* Data
################

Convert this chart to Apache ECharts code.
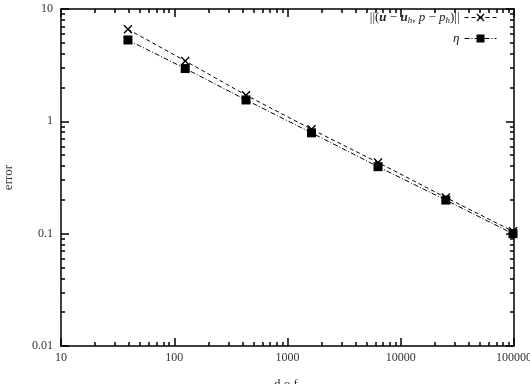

################

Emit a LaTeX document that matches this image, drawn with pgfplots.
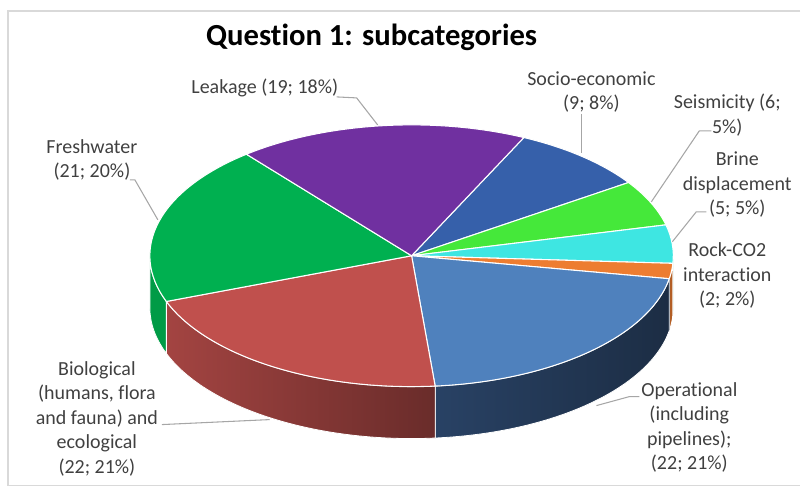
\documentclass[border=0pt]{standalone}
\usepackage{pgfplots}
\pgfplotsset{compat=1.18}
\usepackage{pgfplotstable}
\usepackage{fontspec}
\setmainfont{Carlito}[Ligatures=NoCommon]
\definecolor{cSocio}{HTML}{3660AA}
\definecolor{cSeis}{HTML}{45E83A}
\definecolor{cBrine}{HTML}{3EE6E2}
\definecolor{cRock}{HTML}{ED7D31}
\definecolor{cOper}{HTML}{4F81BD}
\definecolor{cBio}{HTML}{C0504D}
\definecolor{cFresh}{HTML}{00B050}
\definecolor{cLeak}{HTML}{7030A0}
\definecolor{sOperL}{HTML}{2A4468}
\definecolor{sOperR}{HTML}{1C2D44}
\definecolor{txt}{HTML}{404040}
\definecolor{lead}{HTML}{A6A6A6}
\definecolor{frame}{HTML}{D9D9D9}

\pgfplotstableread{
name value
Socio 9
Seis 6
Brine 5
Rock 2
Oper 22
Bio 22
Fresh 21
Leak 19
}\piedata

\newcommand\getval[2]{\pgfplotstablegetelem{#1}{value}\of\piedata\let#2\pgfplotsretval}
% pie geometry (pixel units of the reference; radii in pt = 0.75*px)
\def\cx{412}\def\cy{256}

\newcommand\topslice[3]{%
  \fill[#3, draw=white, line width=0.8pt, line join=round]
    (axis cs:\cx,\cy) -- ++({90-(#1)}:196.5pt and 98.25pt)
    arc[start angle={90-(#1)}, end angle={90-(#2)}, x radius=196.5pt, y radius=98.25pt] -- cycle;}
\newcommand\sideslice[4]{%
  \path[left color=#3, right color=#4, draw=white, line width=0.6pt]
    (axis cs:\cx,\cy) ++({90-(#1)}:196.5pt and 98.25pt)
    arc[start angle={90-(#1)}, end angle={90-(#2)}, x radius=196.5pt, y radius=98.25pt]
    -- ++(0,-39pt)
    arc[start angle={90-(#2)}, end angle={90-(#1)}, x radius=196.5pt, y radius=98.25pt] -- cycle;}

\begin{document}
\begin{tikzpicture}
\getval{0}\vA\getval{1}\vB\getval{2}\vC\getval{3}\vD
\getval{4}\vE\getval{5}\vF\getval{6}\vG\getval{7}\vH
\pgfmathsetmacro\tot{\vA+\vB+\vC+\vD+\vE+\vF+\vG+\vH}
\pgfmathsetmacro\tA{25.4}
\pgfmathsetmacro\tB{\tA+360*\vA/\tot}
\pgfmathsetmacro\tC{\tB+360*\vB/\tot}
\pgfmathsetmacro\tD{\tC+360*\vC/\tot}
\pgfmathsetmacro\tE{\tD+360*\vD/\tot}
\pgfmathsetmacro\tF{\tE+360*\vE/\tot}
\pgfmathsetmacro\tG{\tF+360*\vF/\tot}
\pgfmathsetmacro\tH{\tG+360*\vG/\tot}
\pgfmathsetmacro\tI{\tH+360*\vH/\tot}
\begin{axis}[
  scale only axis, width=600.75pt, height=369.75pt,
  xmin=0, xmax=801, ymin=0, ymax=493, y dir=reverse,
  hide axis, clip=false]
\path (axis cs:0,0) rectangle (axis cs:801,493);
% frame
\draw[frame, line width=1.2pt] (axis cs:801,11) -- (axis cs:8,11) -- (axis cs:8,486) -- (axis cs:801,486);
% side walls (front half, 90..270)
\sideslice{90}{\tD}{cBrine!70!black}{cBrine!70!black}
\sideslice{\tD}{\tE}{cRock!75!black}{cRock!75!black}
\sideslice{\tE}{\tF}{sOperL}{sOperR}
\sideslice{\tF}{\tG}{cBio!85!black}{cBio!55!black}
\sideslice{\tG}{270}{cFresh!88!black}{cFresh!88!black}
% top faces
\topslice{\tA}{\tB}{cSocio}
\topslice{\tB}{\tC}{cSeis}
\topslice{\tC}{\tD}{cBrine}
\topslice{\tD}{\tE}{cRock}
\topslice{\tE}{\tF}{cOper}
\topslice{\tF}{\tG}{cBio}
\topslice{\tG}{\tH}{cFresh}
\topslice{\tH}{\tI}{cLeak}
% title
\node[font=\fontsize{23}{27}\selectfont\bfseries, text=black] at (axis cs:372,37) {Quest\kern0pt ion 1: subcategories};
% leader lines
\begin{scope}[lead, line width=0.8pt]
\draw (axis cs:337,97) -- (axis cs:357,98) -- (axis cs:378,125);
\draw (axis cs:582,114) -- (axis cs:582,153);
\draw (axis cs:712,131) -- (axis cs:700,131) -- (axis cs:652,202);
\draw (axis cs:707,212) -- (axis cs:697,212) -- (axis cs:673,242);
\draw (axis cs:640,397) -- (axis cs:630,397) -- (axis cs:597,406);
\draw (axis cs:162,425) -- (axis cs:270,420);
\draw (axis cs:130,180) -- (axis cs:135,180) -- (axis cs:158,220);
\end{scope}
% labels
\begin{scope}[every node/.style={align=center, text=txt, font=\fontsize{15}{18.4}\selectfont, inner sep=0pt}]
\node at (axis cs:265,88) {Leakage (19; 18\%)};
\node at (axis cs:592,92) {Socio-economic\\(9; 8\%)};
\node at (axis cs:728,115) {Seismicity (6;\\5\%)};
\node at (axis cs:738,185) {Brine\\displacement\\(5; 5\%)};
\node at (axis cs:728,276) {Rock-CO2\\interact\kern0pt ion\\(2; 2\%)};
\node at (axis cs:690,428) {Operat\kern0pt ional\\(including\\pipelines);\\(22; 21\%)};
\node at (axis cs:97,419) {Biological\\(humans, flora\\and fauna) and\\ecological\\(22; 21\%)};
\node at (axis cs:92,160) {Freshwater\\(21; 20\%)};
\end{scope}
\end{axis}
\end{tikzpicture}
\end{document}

################

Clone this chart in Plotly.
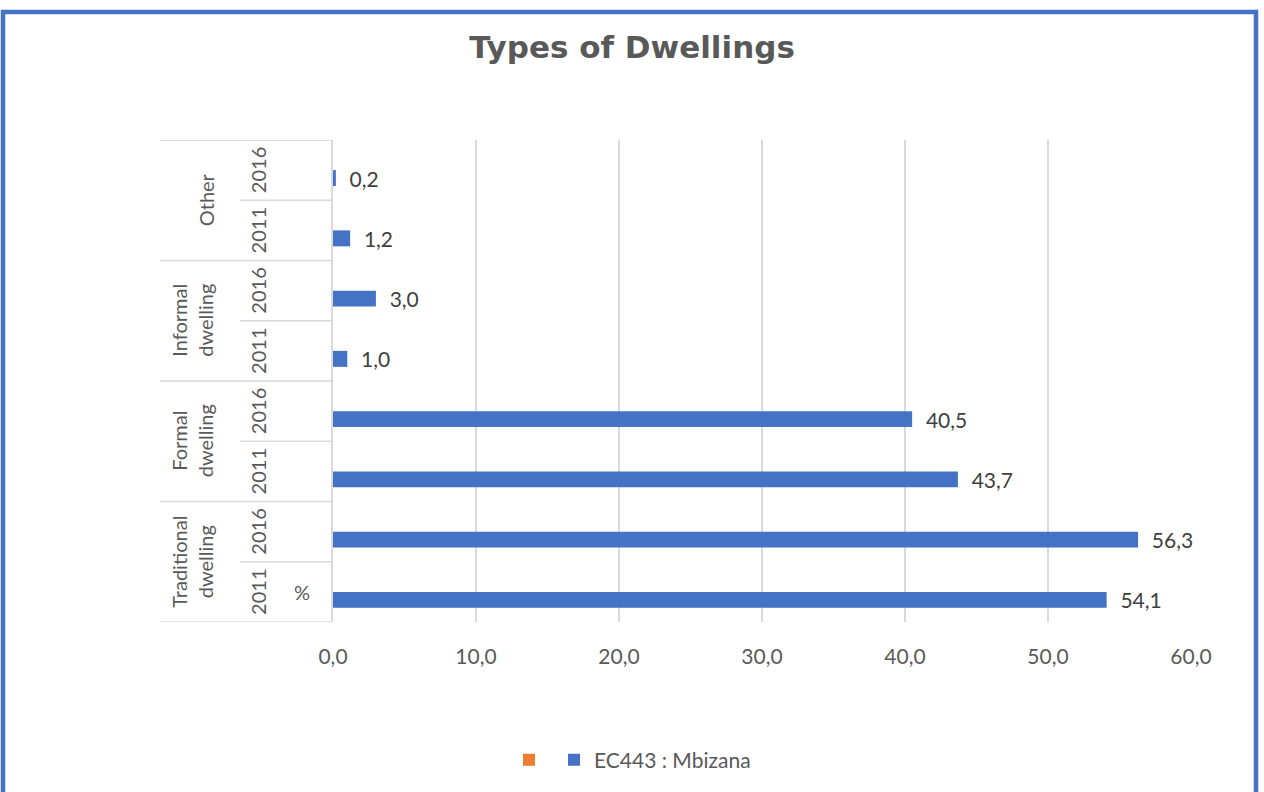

################

* Stated goal
Take each line of the material that contains the word "this" and list it.

* Completed exercise
Convert this chart to Apache ECharts code.
Emit a LaTeX document that matches this image, drawn with pgfplots.
Clone this chart in Plotly.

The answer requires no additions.